Ne alaka demeyin, az bekleyip biraz okuyun, anlayacaksınız ne demek istediğimi….
Ben beni bildim bileli annem kronik mide hastasıdır. Bu yüzden şimdilerde uzak kaldığımız ata-baba ocağımızın bahçe-ahır gibi münasip yerlerinde, annem su katılmamış süt içsin diye sözüm ona hep inek beslemişizdir.
Daha sonraki yıllarda su katılmamış inek sütü annemin hastalığına kafi gelmeyip, yaş ilerleyince de hemşire-doktor-hastane muhabbetlerimiz başlamıştır.

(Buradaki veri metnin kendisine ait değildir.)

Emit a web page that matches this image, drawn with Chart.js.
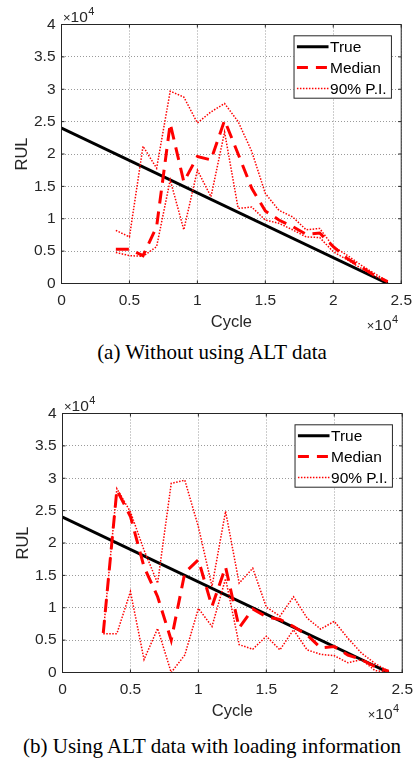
<!DOCTYPE html>
<html>
<head>
<meta charset="utf-8">
<script src="https://cdn.jsdelivr.net/npm/chart.js@4.4.1/dist/chart.umd.min.js"></script>
<style>
    body { margin: 0; background: #fff; width: 420px; height: 759px; position: relative; overflow: hidden; }
    canvas { position: absolute; }
    .legenda-figura {
        position: absolute; left: 0; width: 424px; text-align: center;
        font-family: 'Liberation Serif', 'Times New Roman', serif; font-size: 21px; line-height: 24px; color: #000;
    }
</style>
</head>
<body>
<canvas id="graficoA" width="420" height="340" style="left:0;top:0"></canvas>
<div class="legenda-figura" style="top:340px">(a) Without using ALT data</div>
<canvas id="graficoB" width="420" height="340" style="left:1px;top:389px"></canvas>
<div class="legenda-figura" style="top:734px">(b) Using ALT data with loading information</div>
<script>
// valores (ciclos e RUL em unidades brutas)
const trueCycles = [0, 24000];
const trueRul = [24000, 0];

const cyclesA = [4000, 5000, 6000, 7000, 8000, 9000, 10000, 11000, 12000, 13000, 14000,
    15000, 16000, 17000, 18000, 19000, 20000, 21000, 22000, 23000, 24000];
const medianA = [5300, 5300, 4300, 8800, 24700, 15700, 19600, 19100, 25200, 20000, 14700,
    11200, 9800, 8800, 7600, 7800, 5700, 3900, 2600, 1300, 300];
const upperA = [8200, 7200, 21200, 17800, 29700, 28800, 24800, 26500, 27800, 25000, 20400,
    13900, 11300, 10300, 8300, 8500, 5700, 4400, 2900, 1600, 300];
const lowerA = [4800, 4300, 4200, 5700, 16000, 8300, 17500, 13400, 23400, 11600, 11800,
    9800, 9300, 8300, 7200, 7100, 4900, 3700, 2400, 1200, 300];

const cyclesB = [3000, 4000, 5000, 6000, 7000, 8000, 9000, 10000, 11000, 12000, 13000, 14000,
    15000, 16000, 17000, 18000, 19000, 20000, 21000, 22000, 23000, 24000];
const medianB = [6100, 28200, 24100, 16300, 11700, 5000, 15400, 17400, 10200, 16300, 6900, 9800,
    8600, 8200, 7100, 5800, 3800, 4000, 2700, 2000, 900, 200];
const upperB = [6100, 28400, 24800, 18900, 13800, 29200, 29700, 22500, 13300, 24900, 13800, 16100,
    10100, 8700, 11700, 8400, 6700, 7900, 5300, 3000, 1400, 200];
const lowerB = [6000, 6000, 12500, 2000, 6800, 0, 2700, 9900, 7100, 14500, 4300, 3600,
    5600, 3500, 6600, 3500, 2800, 2600, 1500, 2000, 300, 0];

const xTickLabels = ['0', '0.5', '1', '1.5', '2', '2.5'];
const yTickLabels = ['0', '0.5', '1', '1.5', '2', '2.5', '3', '3.5', '4'];

const COR_EIXO = '#262626';
const FONTE = "'Liberation Sans', Arial, sans-serif";

function pontos(xs, ys) {
    return xs.map((x, i) => ({ x, y: ys[i] }));
}

const caixaEixos = {
    id: 'caixaEixos',
    afterDatasetsDraw(chart) {
        const { ctx, chartArea: a, scales: { x, y } } = chart;
        ctx.save();
        ctx.strokeStyle = COR_EIXO;
        ctx.lineWidth = 1;
        ctx.setLineDash([]);
        ctx.beginPath();
        ctx.rect(a.left, a.top, a.right - a.left, a.bottom - a.top);
        x.ticks.forEach(t => {
            const px = x.getPixelForValue(t.value);
            ctx.moveTo(px, a.bottom); ctx.lineTo(px, a.bottom - 3);
            ctx.moveTo(px, a.top); ctx.lineTo(px, a.top + 3);
        });
        y.ticks.forEach(t => {
            const py = y.getPixelForValue(t.value);
            ctx.moveTo(a.left, py); ctx.lineTo(a.left + 3, py);
            ctx.moveTo(a.right, py); ctx.lineTo(a.right - 3, py);
        });
        ctx.stroke();
        ctx.restore();
    },
    afterDraw(chart) {
        const { ctx, chartArea: a } = chart;
        ctx.save();

        // multiplicadores x10^4
        const expoente = (xEsq, base) => {
            ctx.fillStyle = COR_EIXO;
            ctx.textBaseline = 'alphabetic';
            ctx.textAlign = 'left';
            ctx.font = `13px ${FONTE}`;
            ctx.fillText('\u00d7', xEsq, base);
            let w = ctx.measureText('\u00d7').width;
            ctx.font = `15.5px ${FONTE}`;
            ctx.fillText('10', xEsq + w, base);
            w += ctx.measureText('10').width;
            ctx.font = `11px ${FONTE}`;
            ctx.fillText('4', xEsq + w + 0.5, base - 7.5);
        };
        expoente(a.left + 1.5, a.top - 2.5);
        expoente(a.right - 34.5, a.bottom + 46.5);

        // legenda
        const lx = a.right - 107.7, ly = a.top + 10.8, lw = 98.4, lh = 63.4;
        ctx.fillStyle = '#fff';
        ctx.fillRect(lx, ly, lw, lh);
        ctx.strokeStyle = COR_EIXO;
        ctx.lineWidth = 1;
        ctx.setLineDash([]);
        ctx.strokeRect(lx + 0.5, ly + 0.5, lw - 1, lh - 1);
        const linhas = chart.data.datasets.filter(ds => ds.label);
        linhas.forEach((ds, i) => {
            const yy = ly + 11.5 + i * 20.8;
            ctx.beginPath();
            ctx.strokeStyle = ds.borderColor;
            ctx.lineWidth = ds.borderWidth;
            ctx.setLineDash(ds.legendDash || []);
            ctx.moveTo(lx + 3.4, yy);
            ctx.lineTo(lx + 35, yy);
            ctx.stroke();
            ctx.setLineDash([]);
            ctx.fillStyle = '#000';
            ctx.font = `15.5px ${FONTE}`;
            ctx.textBaseline = 'middle';
            ctx.fillText(ds.label, lx + 36.5, yy + 1);
        });
        ctx.restore();
    }
};

function criarGrafico(id, cycles, median, upper, lower) {
    const fonteEixo = { family: FONTE, size: 15.5 };
    const fonteTitulo = { family: FONTE, size: 16.5 };
    return new Chart(document.getElementById(id), {
        type: 'line',
        data: {
            datasets: [
                { label: 'True', data: pontos(trueCycles, trueRul), borderColor: '#000', borderWidth: 3, order: 10 },
                { label: 'Median', data: pontos(cycles, median), borderColor: '#ff0000', borderWidth: 3,
                    borderDash: [13, 8], legendDash: [11, 8], order: 1 },
                { label: '90% P.I.', data: pontos(cycles, upper), borderColor: '#ff0000', borderWidth: 1.5,
                    borderDash: [1.5, 1.5], legendDash: [1.5, 1.5], order: 2 },
                { data: pontos(cycles, lower), borderColor: '#ff0000', borderWidth: 1.5,
                    borderDash: [1.5, 1.5], order: 3 }
            ]
        },
        options: {
            responsive: false,
            animation: false,
            elements: { point: { radius: 0 }, line: { tension: 0, borderCapStyle: 'butt' } },
            layout: { padding: { left: 0, top: 24.5, right: 14, bottom: 0 } },
            plugins: { legend: { display: false }, tooltip: { enabled: false } },
            scales: {
                x: {
                    type: 'linear', min: 0, max: 25000,
                    afterFit: s => { s.height = 56.5; },
                    ticks: { stepSize: 5000, padding: 8, color: COR_EIXO, font: fonteEixo,
                        maxRotation: 0, callback: (v, i) => xTickLabels[i] },
                    grid: { color: '#9a9a9a', lineWidth: 1, drawTicks: false },
                    border: { color: COR_EIXO, dash: [1, 2] },
                    title: { display: true, text: 'Cycle', color: COR_EIXO, font: fonteTitulo, padding: { bottom: 8 } }
                },
                y: {
                    type: 'linear', min: 0, max: 40000,
                    afterFit: s => { s.width = 61.5; },
                    ticks: { stepSize: 5000, padding: 6, color: COR_EIXO, font: fonteEixo,
                        callback: (v, i) => yTickLabels[i] },
                    grid: { color: '#9a9a9a', lineWidth: 1, drawTicks: false },
                    border: { color: COR_EIXO, dash: [1, 2] },
                    title: { display: true, text: 'RUL', color: COR_EIXO, font: fonteTitulo, padding: { top: 13 } }
                }
            }
        },
        plugins: [caixaEixos]
    });
}

criarGrafico('graficoA', cyclesA, medianA, upperA, lowerA);
criarGrafico('graficoB', cyclesB, medianB, upperB, lowerB);
</script>
</body>
</html>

Evdeki hasta kervanına babamda katılınca yaklaşık 10 yıldır, Özel’inden devlet hastanesine, Tıp Fakültesinden sağlık ocaklarına bizi tanımayan kalmamıştır.

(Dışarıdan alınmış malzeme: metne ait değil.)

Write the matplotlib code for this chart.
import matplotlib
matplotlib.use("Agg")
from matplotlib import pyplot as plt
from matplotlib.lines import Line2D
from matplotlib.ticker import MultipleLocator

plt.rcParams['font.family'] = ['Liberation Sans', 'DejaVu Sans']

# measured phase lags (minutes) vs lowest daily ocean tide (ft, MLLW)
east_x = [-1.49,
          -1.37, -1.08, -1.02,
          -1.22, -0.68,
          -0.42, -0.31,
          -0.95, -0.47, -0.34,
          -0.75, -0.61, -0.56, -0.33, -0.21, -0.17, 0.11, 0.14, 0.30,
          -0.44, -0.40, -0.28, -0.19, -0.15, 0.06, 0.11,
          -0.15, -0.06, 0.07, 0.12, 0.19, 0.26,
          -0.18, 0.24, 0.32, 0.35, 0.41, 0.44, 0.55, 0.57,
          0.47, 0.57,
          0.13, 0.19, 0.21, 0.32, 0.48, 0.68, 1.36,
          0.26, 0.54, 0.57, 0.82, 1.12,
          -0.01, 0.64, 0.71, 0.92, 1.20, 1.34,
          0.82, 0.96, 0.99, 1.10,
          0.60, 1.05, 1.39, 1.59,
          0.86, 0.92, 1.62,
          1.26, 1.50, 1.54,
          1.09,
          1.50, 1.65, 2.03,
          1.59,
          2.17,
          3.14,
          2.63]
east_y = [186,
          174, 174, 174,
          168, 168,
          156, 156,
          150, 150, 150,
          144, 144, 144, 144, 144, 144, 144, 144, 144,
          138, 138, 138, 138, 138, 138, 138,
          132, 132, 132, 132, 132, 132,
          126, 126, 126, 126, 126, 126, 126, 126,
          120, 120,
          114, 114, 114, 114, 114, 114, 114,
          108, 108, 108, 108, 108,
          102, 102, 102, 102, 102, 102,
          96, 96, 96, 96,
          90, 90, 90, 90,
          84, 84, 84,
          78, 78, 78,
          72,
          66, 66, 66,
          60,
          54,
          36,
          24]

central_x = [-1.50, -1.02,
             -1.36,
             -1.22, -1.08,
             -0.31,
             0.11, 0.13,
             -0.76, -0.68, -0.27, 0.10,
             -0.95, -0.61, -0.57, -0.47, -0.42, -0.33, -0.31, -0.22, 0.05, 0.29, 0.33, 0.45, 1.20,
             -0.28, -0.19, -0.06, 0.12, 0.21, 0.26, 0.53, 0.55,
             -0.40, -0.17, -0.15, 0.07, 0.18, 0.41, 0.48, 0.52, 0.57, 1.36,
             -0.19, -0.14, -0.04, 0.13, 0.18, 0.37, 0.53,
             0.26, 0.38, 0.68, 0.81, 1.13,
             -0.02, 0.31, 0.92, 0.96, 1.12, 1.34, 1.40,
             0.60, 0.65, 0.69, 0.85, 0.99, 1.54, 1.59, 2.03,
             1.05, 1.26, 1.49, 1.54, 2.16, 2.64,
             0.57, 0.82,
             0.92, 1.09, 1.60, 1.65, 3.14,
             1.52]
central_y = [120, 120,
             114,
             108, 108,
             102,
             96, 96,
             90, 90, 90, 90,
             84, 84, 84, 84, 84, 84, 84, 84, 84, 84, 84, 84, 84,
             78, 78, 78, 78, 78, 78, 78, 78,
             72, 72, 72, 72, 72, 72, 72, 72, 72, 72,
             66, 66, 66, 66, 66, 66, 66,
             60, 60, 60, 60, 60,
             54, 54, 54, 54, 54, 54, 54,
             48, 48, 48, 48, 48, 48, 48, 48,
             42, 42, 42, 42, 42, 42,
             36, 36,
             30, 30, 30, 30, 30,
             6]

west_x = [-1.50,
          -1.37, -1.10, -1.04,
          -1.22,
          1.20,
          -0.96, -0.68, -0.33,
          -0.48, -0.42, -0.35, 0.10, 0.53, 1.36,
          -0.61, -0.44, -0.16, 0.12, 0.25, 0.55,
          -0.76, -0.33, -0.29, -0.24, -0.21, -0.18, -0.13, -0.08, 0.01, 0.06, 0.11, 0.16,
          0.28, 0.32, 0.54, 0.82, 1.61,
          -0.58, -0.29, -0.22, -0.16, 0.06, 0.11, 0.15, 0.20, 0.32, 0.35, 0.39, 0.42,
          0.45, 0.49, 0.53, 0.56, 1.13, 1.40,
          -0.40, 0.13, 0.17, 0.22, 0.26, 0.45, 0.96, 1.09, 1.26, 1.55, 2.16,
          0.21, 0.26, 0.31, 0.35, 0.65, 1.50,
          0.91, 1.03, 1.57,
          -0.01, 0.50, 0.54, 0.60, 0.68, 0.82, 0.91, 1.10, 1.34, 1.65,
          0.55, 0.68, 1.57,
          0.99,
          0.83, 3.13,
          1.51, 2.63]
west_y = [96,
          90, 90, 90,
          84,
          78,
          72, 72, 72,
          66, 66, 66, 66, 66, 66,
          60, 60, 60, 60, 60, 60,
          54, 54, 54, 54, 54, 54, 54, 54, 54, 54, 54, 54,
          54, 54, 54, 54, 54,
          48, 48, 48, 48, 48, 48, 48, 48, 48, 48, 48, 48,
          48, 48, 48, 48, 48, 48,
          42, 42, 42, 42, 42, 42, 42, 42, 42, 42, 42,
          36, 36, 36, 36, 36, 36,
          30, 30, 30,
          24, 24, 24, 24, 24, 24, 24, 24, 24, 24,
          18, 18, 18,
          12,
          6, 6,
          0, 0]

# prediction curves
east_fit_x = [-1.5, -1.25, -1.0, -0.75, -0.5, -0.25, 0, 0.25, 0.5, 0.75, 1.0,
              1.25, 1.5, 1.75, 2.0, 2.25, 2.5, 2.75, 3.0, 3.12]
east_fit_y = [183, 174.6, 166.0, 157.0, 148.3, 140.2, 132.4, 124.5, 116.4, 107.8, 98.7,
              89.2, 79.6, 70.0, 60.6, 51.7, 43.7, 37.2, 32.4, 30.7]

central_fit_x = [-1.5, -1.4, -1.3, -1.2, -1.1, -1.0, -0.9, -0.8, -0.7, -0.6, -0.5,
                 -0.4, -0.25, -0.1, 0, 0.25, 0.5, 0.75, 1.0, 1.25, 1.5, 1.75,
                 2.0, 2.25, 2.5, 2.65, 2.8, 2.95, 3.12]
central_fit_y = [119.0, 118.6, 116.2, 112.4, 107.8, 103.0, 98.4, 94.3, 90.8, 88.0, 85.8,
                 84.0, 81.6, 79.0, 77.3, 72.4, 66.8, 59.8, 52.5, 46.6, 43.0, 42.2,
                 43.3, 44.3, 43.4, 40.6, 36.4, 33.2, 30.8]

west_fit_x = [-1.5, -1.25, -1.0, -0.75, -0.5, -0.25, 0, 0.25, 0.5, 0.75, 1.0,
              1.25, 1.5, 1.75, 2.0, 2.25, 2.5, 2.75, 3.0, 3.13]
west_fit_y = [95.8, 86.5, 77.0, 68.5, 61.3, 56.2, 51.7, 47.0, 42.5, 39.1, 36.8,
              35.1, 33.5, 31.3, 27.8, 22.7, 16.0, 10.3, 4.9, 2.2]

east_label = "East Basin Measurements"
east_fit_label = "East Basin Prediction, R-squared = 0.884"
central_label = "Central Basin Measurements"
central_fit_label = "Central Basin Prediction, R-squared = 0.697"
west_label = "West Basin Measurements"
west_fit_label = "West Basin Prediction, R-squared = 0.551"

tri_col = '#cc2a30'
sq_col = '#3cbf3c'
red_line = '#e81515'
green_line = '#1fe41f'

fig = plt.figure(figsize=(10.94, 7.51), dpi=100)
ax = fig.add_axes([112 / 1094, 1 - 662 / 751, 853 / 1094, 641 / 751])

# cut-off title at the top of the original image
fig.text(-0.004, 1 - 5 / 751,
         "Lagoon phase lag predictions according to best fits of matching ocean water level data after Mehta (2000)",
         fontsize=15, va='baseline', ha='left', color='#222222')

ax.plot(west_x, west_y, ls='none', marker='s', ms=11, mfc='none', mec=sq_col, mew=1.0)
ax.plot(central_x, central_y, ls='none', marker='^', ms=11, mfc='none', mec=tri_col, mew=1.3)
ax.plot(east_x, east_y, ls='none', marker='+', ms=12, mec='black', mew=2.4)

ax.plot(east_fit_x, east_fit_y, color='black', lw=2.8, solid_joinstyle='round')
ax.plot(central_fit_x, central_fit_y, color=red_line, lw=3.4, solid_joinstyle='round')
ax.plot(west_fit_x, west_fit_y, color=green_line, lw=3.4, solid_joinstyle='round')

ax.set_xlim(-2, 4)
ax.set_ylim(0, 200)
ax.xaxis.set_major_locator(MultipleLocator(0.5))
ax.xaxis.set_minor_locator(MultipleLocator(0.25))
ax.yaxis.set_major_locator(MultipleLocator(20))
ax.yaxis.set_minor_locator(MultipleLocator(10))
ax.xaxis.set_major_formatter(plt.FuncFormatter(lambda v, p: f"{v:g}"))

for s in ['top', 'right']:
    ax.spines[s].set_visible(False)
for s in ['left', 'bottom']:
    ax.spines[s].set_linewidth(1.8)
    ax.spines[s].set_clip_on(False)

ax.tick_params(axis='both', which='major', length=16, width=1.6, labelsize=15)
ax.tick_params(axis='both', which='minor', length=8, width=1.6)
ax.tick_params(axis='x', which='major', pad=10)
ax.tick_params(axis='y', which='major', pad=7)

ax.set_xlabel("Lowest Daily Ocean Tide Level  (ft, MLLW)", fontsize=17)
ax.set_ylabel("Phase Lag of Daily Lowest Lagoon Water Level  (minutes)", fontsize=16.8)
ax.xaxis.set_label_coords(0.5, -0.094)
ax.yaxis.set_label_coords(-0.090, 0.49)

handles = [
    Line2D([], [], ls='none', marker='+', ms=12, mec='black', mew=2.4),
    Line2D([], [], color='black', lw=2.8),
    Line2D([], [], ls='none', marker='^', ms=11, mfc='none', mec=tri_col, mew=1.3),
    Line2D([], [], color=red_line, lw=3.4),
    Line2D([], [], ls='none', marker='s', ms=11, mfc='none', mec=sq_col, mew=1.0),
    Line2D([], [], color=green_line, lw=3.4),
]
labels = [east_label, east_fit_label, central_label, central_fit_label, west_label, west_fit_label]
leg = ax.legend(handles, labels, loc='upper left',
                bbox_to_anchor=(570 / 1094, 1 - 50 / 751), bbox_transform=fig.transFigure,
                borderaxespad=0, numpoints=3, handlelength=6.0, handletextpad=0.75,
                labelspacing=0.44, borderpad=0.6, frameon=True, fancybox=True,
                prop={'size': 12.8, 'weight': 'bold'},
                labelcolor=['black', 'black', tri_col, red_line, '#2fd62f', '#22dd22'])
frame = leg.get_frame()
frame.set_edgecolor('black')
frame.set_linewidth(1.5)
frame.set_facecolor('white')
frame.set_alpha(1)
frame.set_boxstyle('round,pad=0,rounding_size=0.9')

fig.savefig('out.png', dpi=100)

Evdeki tüp’ün Pazar yada bayramlarda bittiği gibi, özellikle babamın ağrıları gece tuttuğundan, eski SSK hastanesi ve Yörükselim Devlet hastanesinin acil’i ile, yakın zamanlarda da Tıp acil bizi iyi bilir. Babamı gören doktorlar çoğu zaman hemşirelere bizi rahatlatan tedavi yöntemini tarif ederler. Çünkü abone hasta gelmiştir. Uzun yıllar devam eden günlük iğne vurulma turlarımızla birlikte, hemşire-hasta bakıcı gibi yardımcı sağlık personelinin iç dünyasını bilememekle birlikte, onların çalışma ortamına şahit olmuşluğumuzun haddi hesabı yoktur.
Birazdan aşağıda okuyacağınız Akın Ozan kardeşimin paylaşımından arakladığım, hemşire dünyasının tarifinde yer alan duyguları bilmemiz ve hissetmemiz elbette mümkün değildir ama, hemşirelerin zaman zaman sert çıkışlarını, hasta yakınlarının insanı çileden çıkartan davranışlarından sonra sergilediklerini de unutmamamız gerekir.
Son 10 yılında hemşirelerin bakımına çok ihtiyacı olan ve hala da olacak gibi görünen bir anne-baba’nın evladı olarak, hemşireler günün kutluyor ve hemşireler başta olmak üzere tüm sağlık teşkilatına Yüce Allah’tan sabır diliyorum (Parazit yapan birkaç kişi hariç)..
HEMŞİRENİN DÜNYASINDAN BAKIŞ..
Asık suratlı yanımızı gördünüz hep... Azrail'e pençeleşen yakınlarımız varken, nöbetlerde tedavi tepsisine damlayan gözyaşlarımızı hiç görmediniz...
Telefonda konuşuyor dediniz. Yavrularımızı varsa yakınımıza yoksa Allah'a emanet edip nöbete geldiğimizi düşünmediniz. Siz hiç 5 yaşındaki çocuğunuza telefonda sahanda yumurta tarifi vermediniz çünkü.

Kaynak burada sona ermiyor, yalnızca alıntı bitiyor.